→ **Entries with chart source code**
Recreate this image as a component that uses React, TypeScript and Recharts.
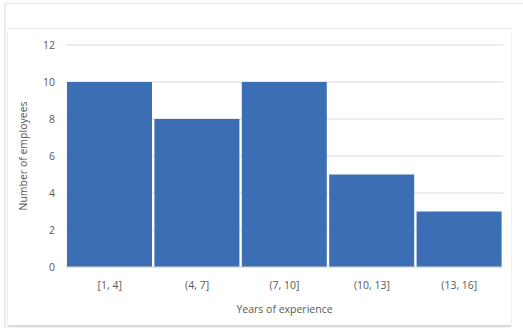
import React from 'react';
import { BarChart, Bar, XAxis, YAxis, CartesianGrid } from 'recharts';

const categories = ['[1, 4]', '(4, 7]', '(7, 10]', '(10, 13]', '(13, 16]'];
const employees = [10, 8, 10, 5, 3];
const yTicks = [0, 2, 4, 6, 8, 10, 12];

const data = categories.map((c, i) => ({ range: c, count: employees[i] }));

const FONT = '"Open Sans", "Noto Sans", sans-serif';
const GRAY = '#595959';

export default function App() {
  return (
    <div style={{ position: 'fixed', left: 0, top: 0, width: 523, height: 328, background: '#ffffff', overflow: 'hidden' }}>
      <div
        style={{
          position: 'absolute',
          left: 4,
          top: 3,
          width: 540,
          height: 325,
          borderTop: '1px solid #e6e6e6',
          borderLeft: '2px solid #ececec',
          background: '#ffffff',
        }}
      />
      <div
        style={{
          position: 'absolute',
          left: 8,
          top: 28,
          width: 503,
          height: 296,
          background: '#ffffff',
          borderTop: '1px solid #ececec',
          boxShadow: '0 2px 2px rgba(0,0,0,0.18)',
        }}
      >
        <BarChart
          width={503}
          height={296}
          data={data}
          margin={{ top: 16, right: 8, bottom: 8, left: 0 }}
          barCategoryGap={1}
          style={{ fontFamily: FONT }}
        >
          <CartesianGrid vertical={false} stroke="#d9d9d9" strokeWidth={1} />
          <XAxis
            dataKey="range"
            height={50}
            tickLine={false}
            tickSize={0}
            tickMargin={15}
            axisLine={{ stroke: '#d9d9d9' }}
            tick={{ fill: GRAY, fontSize: 10.5, fontFamily: FONT }}
            label={{ value: 'Years of experience', position: 'insideBottom', offset: 4, fill: GRAY, fontSize: 10.5, fontFamily: FONT }}
          />
          <YAxis
            width={58}
            domain={[0, 12]}
            ticks={yTicks}
            tickLine={false}
            axisLine={false}
            tickSize={0}
            tickMargin={11}
            tick={{ fill: GRAY, fontSize: 10.5, fontFamily: FONT }}
            label={{ value: 'Number of employees', angle: -90, position: 'insideLeft', offset: 15, fill: GRAY, fontSize: 10.5, fontFamily: FONT, style: { textAnchor: 'middle' } }}
          />
          <Bar dataKey="count" fill="#3c6eb4" isAnimationActive={false} />
        </BarChart>
      </div>
    </div>
  );
}
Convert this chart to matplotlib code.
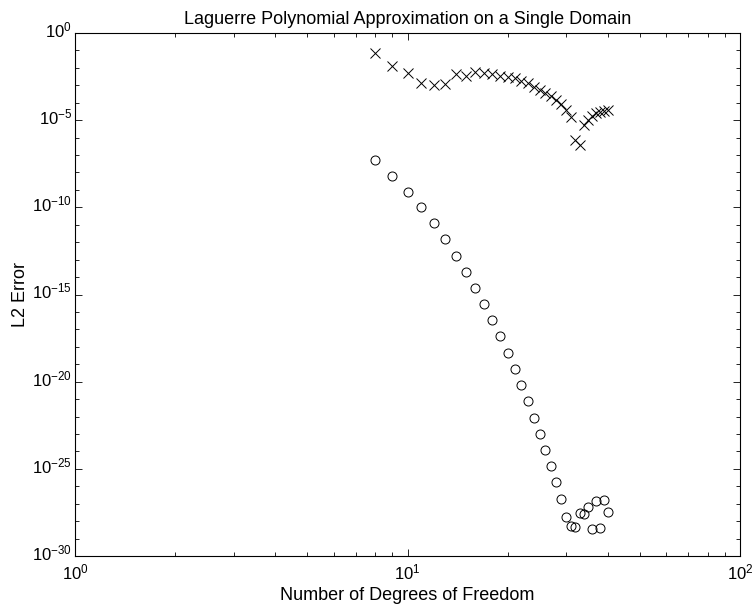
import numpy as np
import matplotlib
matplotlib.use("Agg")
import matplotlib.pyplot as plt
from matplotlib.ticker import LogLocator, FixedLocator, FuncFormatter, NullFormatter
from matplotlib.transforms import ScaledTranslation

plt.rcParams['font.family'] = ['Liberation Sans', 'DejaVu Sans']
plt.rcParams['mathtext.fontset'] = 'custom'
plt.rcParams['mathtext.rm'] = 'Liberation Sans'
plt.rcParams['mathtext.it'] = 'Liberation Sans'

dof = list(range(8, 41))
log_err_circle = [-7.29, -8.19, -9.10, -10.0, -10.92, -11.84, -12.78, -13.69, -14.61,
                  -15.55, -16.47, -17.40, -18.34, -19.28, -20.19, -21.13, -22.07, -23.0,
                  -23.94, -24.86, -25.78, -26.72, -27.77, -28.27, -28.33, -27.55, -27.6,
                  -27.19, -28.46, -26.85, -28.42, -26.81, -27.46]
log_err_cross = [-1.17, -1.89, -2.28, -2.89, -2.98, -2.95, -2.37, -2.47, -2.26, -2.31,
                 -2.35, -2.45, -2.5, -2.6, -2.73, -2.89, -3.08, -3.27, -3.46, -3.61,
                 -3.84, -4.07, -4.42, -4.84, -6.14, -6.43, -5.28, -4.99, -4.76, -4.61,
                 -4.51, -4.46, -4.42]

x = np.array(dof)
y_c = 10.0 ** np.array(log_err_circle)
y_x = 10.0 ** np.array(log_err_cross)

fig = plt.figure(figsize=(7.54, 6.07), dpi=100)
ax = fig.add_axes([75/754, 1 - 556/607, (740-75)/754, (556-33)/607])

ax.loglog(x, y_x, linestyle='none', marker='x', color='black', markersize=7, markeredgewidth=0.7)
ax.loglog(x, y_c, linestyle='none', marker='o', markerfacecolor='none', markeredgecolor='black',
          markersize=6.5, markeredgewidth=0.7)

ax.set_xlim(1, 100)
ax.set_ylim(1e-30, 1e0)

ax.xaxis.set_major_locator(FixedLocator([1, 10, 100]))
ax.xaxis.set_minor_locator(LogLocator(base=10, subs=np.arange(2, 10)))
ax.yaxis.set_major_locator(FixedLocator([10.0 ** k for k in range(-30, 1, 5)]))
ax.yaxis.set_minor_locator(FixedLocator([10.0 ** k for k in range(-30, 1)]))
ax.xaxis.set_minor_formatter(NullFormatter())
ax.yaxis.set_minor_formatter(NullFormatter())

def fmt(v, pos):
    e = int(round(np.log10(v)))
    return r'$10^{%d}$' % e
ax.xaxis.set_major_formatter(FuncFormatter(fmt))
ax.yaxis.set_major_formatter(FuncFormatter(fmt))

ax.tick_params(which='both', direction='in', top=True, right=True, labelsize=12, width=0.6)
ax.tick_params(which='major', length=5)
ax.tick_params(which='minor', length=3)
ax.tick_params(axis='x', which='major', pad=5)
ax.tick_params(axis='y', which='major', pad=2)
for s in ax.spines.values():
    s.set_linewidth(0.8)

ax.set_title('Laguerre Polynomial Approximation on a Single Domain', fontsize=13, pad=6.5)
ax.set_xlabel('Number of Degrees of Freedom', fontsize=13, labelpad=3)
ax.set_ylabel('L2 Error', fontsize=13, labelpad=2)

# raise y tick labels slightly so the base "10" sits centred on its tick
offset = ScaledTranslation(0, 3 / 72, fig.dpi_scale_trans)
for tick in ax.yaxis.get_major_ticks():
    tick.label1.set_transform(tick.label1.get_transform() + offset)

fig.savefig('out.png', dpi=100)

→ **Requirements**
Leave out the pictures. Transcribe only the lines above, from the first through the one that contains "const GRAY = '#595959';".

→ **Output of the exercise**
Recreate this image as a component that uses React, TypeScript and Recharts.
import React from 'react';
import { BarChart, Bar, XAxis, YAxis, CartesianGrid } from 'recharts';

const categories = ['[1, 4]', '(4, 7]', '(7, 10]', '(10, 13]', '(13, 16]'];
const employees = [10, 8, 10, 5, 3];
const yTicks = [0, 2, 4, 6, 8, 10, 12];

const data = categories.map((c, i) => ({ range: c, count: employees[i] }));

const FONT = '"Open Sans", "Noto Sans", sans-serif';
const GRAY = '#595959';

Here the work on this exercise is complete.